---- DATA BLOCK

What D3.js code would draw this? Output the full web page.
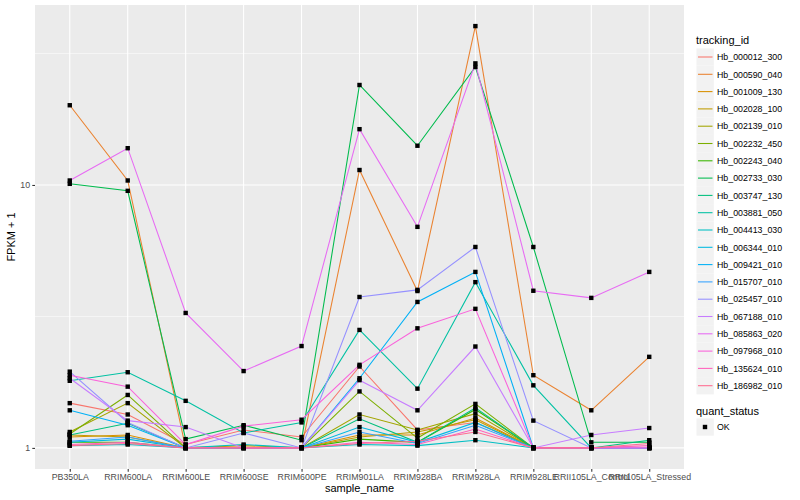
<!DOCTYPE html>
<html><head><meta charset="utf-8">
<script src="https://cdn.jsdelivr.net/npm/d3@7"></script>
<style>body{margin:0;background:#fff}svg{display:block;font-family:"Liberation Sans",Arial,sans-serif}</style>
</head><body><svg id="c" width="800" height="500"></svg>
<script>
const categories = ["PB350LA","RRIM600LA","RRIM600LE","RRIM600SE","RRIM600PE","RRIM901LA","RRIM928BA","RRIM928LA","RRIM928LE","RRII105LA_Control","RRII105LA_Stressed"];
const trackingIds = ["Hb_000012_300","Hb_000590_040","Hb_001009_130","Hb_002028_100","Hb_002139_010","Hb_002232_450","Hb_002243_040","Hb_002733_030","Hb_003747_130","Hb_003881_050","Hb_004413_030","Hb_006344_010","Hb_009421_010","Hb_015707_010","Hb_025457_010","Hb_067188_010","Hb_085863_020","Hb_097968_010","Hb_135624_010","Hb_186982_010"];
const colors = ["#F8766D","#EA8331","#D89000","#C09B00","#A3A500","#7CAE00","#39B600","#00BB4E","#00BF7D","#00C1A3","#00BFC4","#00BAE0","#00B0F6","#35A2FF","#9590FF","#C77CFF","#E76BF3","#FA62DB","#FF62BC","#FF6C91"];
const s01 = [1.48,1.34,1.03,1.17,1.10,2.04,1.17,1.25,1.0,1.0,1.0];
const s02 = [20.1,10.4,1.0,1.0,1.0,11.4,3.95,40.2,1.89,1.39,2.22];
const s03 = [1.10,1.12,1.0,1.02,1.0,1.12,1.12,1.30,1.0,1.0,1.0];
const s04 = [1.12,1.10,1.0,1.0,1.0,1.10,1.15,1.28,1.0,1.0,1.0];
const s05 = [1.15,1.48,1.0,1.0,1.0,1.34,1.17,1.35,1.0,1.0,1.0];
const s06 = [1.13,1.59,1.0,1.0,1.0,1.64,1.09,1.47,1.0,1.0,1.0];
const s07 = [1.05,1.05,1.0,1.0,1.0,1.08,1.05,1.40,1.0,1.0,1.0];
const s08 = [10.1,9.5,1.08,1.22,1.07,24.0,14.1,28.1,5.81,1.05,1.05];
const s09 = [1.12,1.24,1.0,1.0,1.0,1.29,1.05,1.42,1.0,1.0,1.07];
const s10 = [1.80,1.94,1.51,1.14,1.25,2.81,1.68,4.27,1.73,1.0,1.0];
const s11 = [1.02,1.03,1.0,1.03,1.0,1.03,1.02,1.07,1.0,1.0,1.0];
const s12 = [1.05,1.08,1.0,1.0,1.0,1.20,1.05,1.25,1.0,1.0,1.0];
const s13 = [1.39,1.22,1.0,1.0,1.0,1.84,3.59,4.67,1.0,1.0,1.0];
const s14 = [1.06,1.10,1.0,1.0,1.0,1.15,1.04,1.22,1.0,1.0,1.0];
const s15 = [1.95,1.25,1.0,1.14,1.0,3.75,3.99,5.81,1.27,1.0,1.0];
const s16 = [1.84,1.27,1.20,1.0,1.0,1.81,1.39,2.43,1.0,1.12,1.19];
const s17 = [10.4,13.8,3.26,1.96,2.44,16.3,6.93,29.0,3.96,3.72,4.67];
const s18 = [1.89,1.71,1.03,1.21,1.28,2.07,2.85,3.38,1.0,1.0,1.0];
const s19 = [1.03,1.05,1.0,1.0,1.0,1.05,1.03,1.18,1.0,1.0,1.02];
const s20 = [1.02,1.04,1.0,1.0,1.0,1.04,1.06,1.15,1.0,1.0,1.04];
const seriesValues = [s01,s02,s03,s04,s05,s06,s07,s08,s09,s10,s11,s12,s13,s14,s15,s16,s17,s18,s19,s20];
const yTicks = [1,10];
const yMinor = [Math.sqrt(10), Math.pow(10,1.5)];

const svg = d3.select("#c");
const L=35,R=684,T=5,B=469;
const x = d3.scalePoint().domain(categories).range([L,R]).padding(0.6);
const all = seriesValues.flat();
const lmin = Math.log10(d3.min(all)), lmax = Math.log10(d3.max(all));
const pad = (lmax-lmin)*0.05;
const y = d3.scaleLog().domain([Math.pow(10,lmin-pad),Math.pow(10,lmax+pad)]).range([B,T]);

svg.append("rect").attr("x",L).attr("y",T).attr("width",R-L).attr("height",B-T).attr("fill","#EBEBEB");
const g = svg.append("g");
yMinor.forEach(v=>g.append("line").attr("x1",L).attr("x2",R).attr("y1",y(v)).attr("y2",y(v)).attr("stroke","#fff").attr("stroke-width",0.53));
yTicks.forEach(v=>g.append("line").attr("x1",L).attr("x2",R).attr("y1",y(v)).attr("y2",y(v)).attr("stroke","#fff").attr("stroke-width",1.07));
categories.forEach(c=>g.append("line").attr("x1",x(c)).attr("x2",x(c)).attr("y1",T).attr("y2",B).attr("stroke","#fff").attr("stroke-width",1.07));

const line = d3.line().x((d,i)=>x(categories[i])).y(d=>y(d));
seriesValues.forEach((vals,k)=>{
  svg.append("path").attr("d",line(vals)).attr("fill","none").attr("stroke",colors[k]).attr("stroke-width",1.07);
});
seriesValues.forEach(vals=>{
  vals.forEach((v,i)=>svg.append("rect").attr("x",x(categories[i])-2.2).attr("y",y(v)-2.2).attr("width",4.4).attr("height",4.4).attr("fill","#000"));
});

// axes
const yAxis = svg.append("g").attr("transform",`translate(${L},0)`).call(d3.axisLeft(y).tickValues(yTicks).tickFormat(d3.format("d")).tickSize(2.7).tickPadding(2.2));
const xAxis = svg.append("g").attr("transform",`translate(0,${B})`).call(d3.axisBottom(x).tickSize(2.7).tickPadding(2.2));
[yAxis,xAxis].forEach(a=>{
  a.select(".domain").remove();
  a.selectAll(".tick line").attr("stroke","#333").attr("stroke-width",1.07);
  a.selectAll(".tick text").attr("fill","#4D4D4D").style("font-size","8.8px").style("font-family","Liberation Sans, Arial, sans-serif");
});
svg.append("text").attr("x",(L+R)/2).attr("y",492).attr("text-anchor","middle").style("font-size","11px").attr("fill","#000").text("sample_name");
svg.append("text").attr("transform",`translate(15,${(T+B)/2}) rotate(-90)`).attr("text-anchor","middle").style("font-size","11px").attr("fill","#000").text("FPKM + 1");

// legend
const lg = svg.append("g");
lg.append("text").attr("x",696).attr("y",44).style("font-size","11px").text("tracking_id");
trackingIds.forEach((id,k)=>{
  const cy = 57 + k*17.3;
  lg.append("rect").attr("x",696.5).attr("y",cy-8.6).attr("width",17.3).attr("height",17.3).attr("fill","#F2F2F2");
  lg.append("line").attr("x1",698).attr("x2",712.5).attr("y1",cy).attr("y2",cy).attr("stroke",colors[k]).attr("stroke-width",1.07);
  lg.append("text").attr("x",717).attr("y",cy+3.2).style("font-size","8.8px").text(id);
});
lg.append("text").attr("x",696).attr("y",415).style("font-size","11px").text("quant_status");
lg.append("rect").attr("x",696.5).attr("y",427-8.6).attr("width",17.3).attr("height",17.3).attr("fill","#F2F2F2");
lg.append("rect").attr("x",705-2.2).attr("y",427-2.2).attr("width",4.4).attr("height",4.4).attr("fill","#000");
lg.append("text").attr("x",717).attr("y",430.2).style("font-size","8.8px").text("OK");
</script></body></html>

--------

Repeat the data exactly, excluding the pictures.

◆ PROBLEM SOLUTION ◆
What D3.js code would draw this? Output the full web page.
<!DOCTYPE html>
<html><head><meta charset="utf-8">
<script src="https://cdn.jsdelivr.net/npm/d3@7"></script>
<style>body{margin:0;background:#fff}svg{display:block;font-family:"Liberation Sans",Arial,sans-serif}</style>
</head><body><svg id="c" width="800" height="500"></svg>
<script>
const categories = ["PB350LA","RRIM600LA","RRIM600LE","RRIM600SE","RRIM600PE","RRIM901LA","RRIM928BA","RRIM928LA","RRIM928LE","RRII105LA_Control","RRII105LA_Stressed"];
const trackingIds = ["Hb_000012_300","Hb_000590_040","Hb_001009_130","Hb_002028_100","Hb_002139_010","Hb_002232_450","Hb_002243_040","Hb_002733_030","Hb_003747_130","Hb_003881_050","Hb_004413_030","Hb_006344_010","Hb_009421_010","Hb_015707_010","Hb_025457_010","Hb_067188_010","Hb_085863_020","Hb_097968_010","Hb_135624_010","Hb_186982_010"];
const colors = ["#F8766D","#EA8331","#D89000","#C09B00","#A3A500","#7CAE00","#39B600","#00BB4E","#00BF7D","#00C1A3","#00BFC4","#00BAE0","#00B0F6","#35A2FF","#9590FF","#C77CFF","#E76BF3","#FA62DB","#FF62BC","#FF6C91"];
const s01 = [1.48,1.34,1.03,1.17,1.10,2.04,1.17,1.25,1.0,1.0,1.0];
const s02 = [20.1,10.4,1.0,1.0,1.0,11.4,3.95,40.2,1.89,1.39,2.22];
const s03 = [1.10,1.12,1.0,1.02,1.0,1.12,1.12,1.30,1.0,1.0,1.0];
const s04 = [1.12,1.10,1.0,1.0,1.0,1.10,1.15,1.28,1.0,1.0,1.0];
const s05 = [1.15,1.48,1.0,1.0,1.0,1.34,1.17,1.35,1.0,1.0,1.0];
const s06 = [1.13,1.59,1.0,1.0,1.0,1.64,1.09,1.47,1.0,1.0,1.0];
const s07 = [1.05,1.05,1.0,1.0,1.0,1.08,1.05,1.40,1.0,1.0,1.0];
const s08 = [10.1,9.5,1.08,1.22,1.07,24.0,14.1,28.1,5.81,1.05,1.05];
const s09 = [1.12,1.24,1.0,1.0,1.0,1.29,1.05,1.42,1.0,1.0,1.07];
const s10 = [1.80,1.94,1.51,1.14,1.25,2.81,1.68,4.27,1.73,1.0,1.0];
const s11 = [1.02,1.03,1.0,1.03,1.0,1.03,1.02,1.07,1.0,1.0,1.0];
const s12 = [1.05,1.08,1.0,1.0,1.0,1.20,1.05,1.25,1.0,1.0,1.0];
const s13 = [1.39,1.22,1.0,1.0,1.0,1.84,3.59,4.67,1.0,1.0,1.0];
const s14 = [1.06,1.10,1.0,1.0,1.0,1.15,1.04,1.22,1.0,1.0,1.0];
const s15 = [1.95,1.25,1.0,1.14,1.0,3.75,3.99,5.81,1.27,1.0,1.0];
const s16 = [1.84,1.27,1.20,1.0,1.0,1.81,1.39,2.43,1.0,1.12,1.19];
const s17 = [10.4,13.8,3.26,1.96,2.44,16.3,6.93,29.0,3.96,3.72,4.67];
const s18 = [1.89,1.71,1.03,1.21,1.28,2.07,2.85,3.38,1.0,1.0,1.0];
const s19 = [1.03,1.05,1.0,1.0,1.0,1.05,1.03,1.18,1.0,1.0,1.02];
const s20 = [1.02,1.04,1.0,1.0,1.0,1.04,1.06,1.15,1.0,1.0,1.04];
const seriesValues = [s01,s02,s03,s04,s05,s06,s07,s08,s09,s10,s11,s12,s13,s14,s15,s16,s17,s18,s19,s20];
const yTicks = [1,10];
const yMinor = [Math.sqrt(10), Math.pow(10,1.5)];

const svg = d3.select("#c");
const L=35,R=684,T=5,B=469;
const x = d3.scalePoint().domain(categories).range([L,R]).padding(0.6);
const all = seriesValues.flat();
const lmin = Math.log10(d3.min(all)), lmax = Math.log10(d3.max(all));
const pad = (lmax-lmin)*0.05;
const y = d3.scaleLog().domain([Math.pow(10,lmin-pad),Math.pow(10,lmax+pad)]).range([B,T]);

svg.append("rect").attr("x",L).attr("y",T).attr("width",R-L).attr("height",B-T).attr("fill","#EBEBEB");
const g = svg.append("g");
yMinor.forEach(v=>g.append("line").attr("x1",L).attr("x2",R).attr("y1",y(v)).attr("y2",y(v)).attr("stroke","#fff").attr("stroke-width",0.53));
yTicks.forEach(v=>g.append("line").attr("x1",L).attr("x2",R).attr("y1",y(v)).attr("y2",y(v)).attr("stroke","#fff").attr("stroke-width",1.07));
categories.forEach(c=>g.append("line").attr("x1",x(c)).attr("x2",x(c)).attr("y1",T).attr("y2",B).attr("stroke","#fff").attr("stroke-width",1.07));

const line = d3.line().x((d,i)=>x(categories[i])).y(d=>y(d));
seriesValues.forEach((vals,k)=>{
  svg.append("path").attr("d",line(vals)).attr("fill","none").attr("stroke",colors[k]).attr("stroke-width",1.07);
});
seriesValues.forEach(vals=>{
  vals.forEach((v,i)=>svg.append("rect").attr("x",x(categories[i])-2.2).attr("y",y(v)-2.2).attr("width",4.4).attr("height",4.4).attr("fill","#000"));
});

// axes
const yAxis = svg.append("g").attr("transform",`translate(${L},0)`).call(d3.axisLeft(y).tickValues(yTicks).tickFormat(d3.format("d")).tickSize(2.7).tickPadding(2.2));
const xAxis = svg.append("g").attr("transform",`translate(0,${B})`).call(d3.axisBottom(x).tickSize(2.7).tickPadding(2.2));
[yAxis,xAxis].forEach(a=>{
  a.select(".domain").remove();
  a.selectAll(".tick line").attr("stroke","#333").attr("stroke-width",1.07);
  a.selectAll(".tick text").attr("fill","#4D4D4D").style("font-size","8.8px").style("font-family","Liberation Sans, Arial, sans-serif");
});
svg.append("text").attr("x",(L+R)/2).attr("y",492).attr("text-anchor","middle").style("font-size","11px").attr("fill","#000").text("sample_name");
svg.append("text").attr("transform",`translate(15,${(T+B)/2}) rotate(-90)`).attr("text-anchor","middle").style("font-size","11px").attr("fill","#000").text("FPKM + 1");

// legend
const lg = svg.append("g");
lg.append("text").attr("x",696).attr("y",44).style("font-size","11px").text("tracking_id");
trackingIds.forEach((id,k)=>{
  const cy = 57 + k*17.3;
  lg.append("rect").attr("x",696.5).attr("y",cy-8.6).attr("width",17.3).attr("height",17.3).attr("fill","#F2F2F2");
  lg.append("line").attr("x1",698).attr("x2",712.5).attr("y1",cy).attr("y2",cy).attr("stroke",colors[k]).attr("stroke-width",1.07);
  lg.append("text").attr("x",717).attr("y",cy+3.2).style("font-size","8.8px").text(id);
});
lg.append("text").attr("x",696).attr("y",415).style("font-size","11px").text("quant_status");
lg.append("rect").attr("x",696.5).attr("y",427-8.6).attr("width",17.3).attr("height",17.3).attr("fill","#F2F2F2");
lg.append("rect").attr("x",705-2.2).attr("y",427-2.2).attr("width",4.4).attr("height",4.4).attr("fill","#000");
lg.append("text").attr("x",717).attr("y",430.2).style("font-size","8.8px").text("OK");
</script></body></html>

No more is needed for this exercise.